Data shown -
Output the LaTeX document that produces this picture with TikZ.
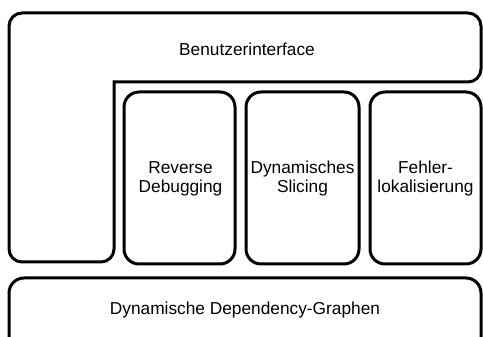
\documentclass[tikz,border=0pt]{standalone}
\usepackage{fontspec}
\setmainfont{Liberation Sans}
\begin{document}
\begin{tikzpicture}[x=1pt,y=-1pt,
  frame/.style={draw=black,line width=3pt},
  subbox/.style={frame,rounded corners=15pt},
  lbl/.style={font=\fontsize{17.3}{19}\selectfont,align=center,inner sep=0pt}]
\clip (0,0) rectangle (483,337);
\fill[white] (0,0) rectangle (483,337);
% L-shaped user interface frame
\draw[frame,rounded corners=13pt,line cap=rect]
  (114,82) -- (114,262) -- (9,262) -- (9,13) -- (481,13) -- (481,82) -- (114.5,82);
\coordinate (ui) at (247,56);
\node[lbl,anchor=base] (uitext) at (ui) {Benutzerinterface};
% three tool boxes
\draw[subbox] (124,92) rectangle (235,264);
\draw[subbox] (246,92) rectangle (359,264);
\draw[subbox] (370,92) rectangle (481,264);
\node[lbl] (rd) at (180.5,178.5) {Reverse\\Debugging};
\node[lbl] (ds) at (302.5,178.5) {Dynamisches\\Slicing};
\node[lbl] (fl) at (425.5,178.5) {Fehler-\\lokalisierung};
% bottom box
\draw[subbox] (9,278) rectangle (481,360);
\node[lbl,anchor=base] (ddg) at (245,315) {Dynamische Dependency-Graphen};
\end{tikzpicture}
\end{document}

Task details -
Reproduce every line of the material precisely, omitting its pictures.

Final result -
Output the LaTeX document that produces this picture with TikZ.
\documentclass[tikz,border=0pt]{standalone}
\usepackage{fontspec}
\setmainfont{Liberation Sans}
\begin{document}
\begin{tikzpicture}[x=1pt,y=-1pt,
  frame/.style={draw=black,line width=3pt},
  subbox/.style={frame,rounded corners=15pt},
  lbl/.style={font=\fontsize{17.3}{19}\selectfont,align=center,inner sep=0pt}]
\clip (0,0) rectangle (483,337);
\fill[white] (0,0) rectangle (483,337);
% L-shaped user interface frame
\draw[frame,rounded corners=13pt,line cap=rect]
  (114,82) -- (114,262) -- (9,262) -- (9,13) -- (481,13) -- (481,82) -- (114.5,82);
\coordinate (ui) at (247,56);
\node[lbl,anchor=base] (uitext) at (ui) {Benutzerinterface};
% three tool boxes
\draw[subbox] (124,92) rectangle (235,264);
\draw[subbox] (246,92) rectangle (359,264);
\draw[subbox] (370,92) rectangle (481,264);
\node[lbl] (rd) at (180.5,178.5) {Reverse\\Debugging};
\node[lbl] (ds) at (302.5,178.5) {Dynamisches\\Slicing};
\node[lbl] (fl) at (425.5,178.5) {Fehler-\\lokalisierung};
% bottom box
\draw[subbox] (9,278) rectangle (481,360);
\node[lbl,anchor=base] (ddg) at (245,315) {Dynamische Dependency-Graphen};
\end{tikzpicture}
\end{document}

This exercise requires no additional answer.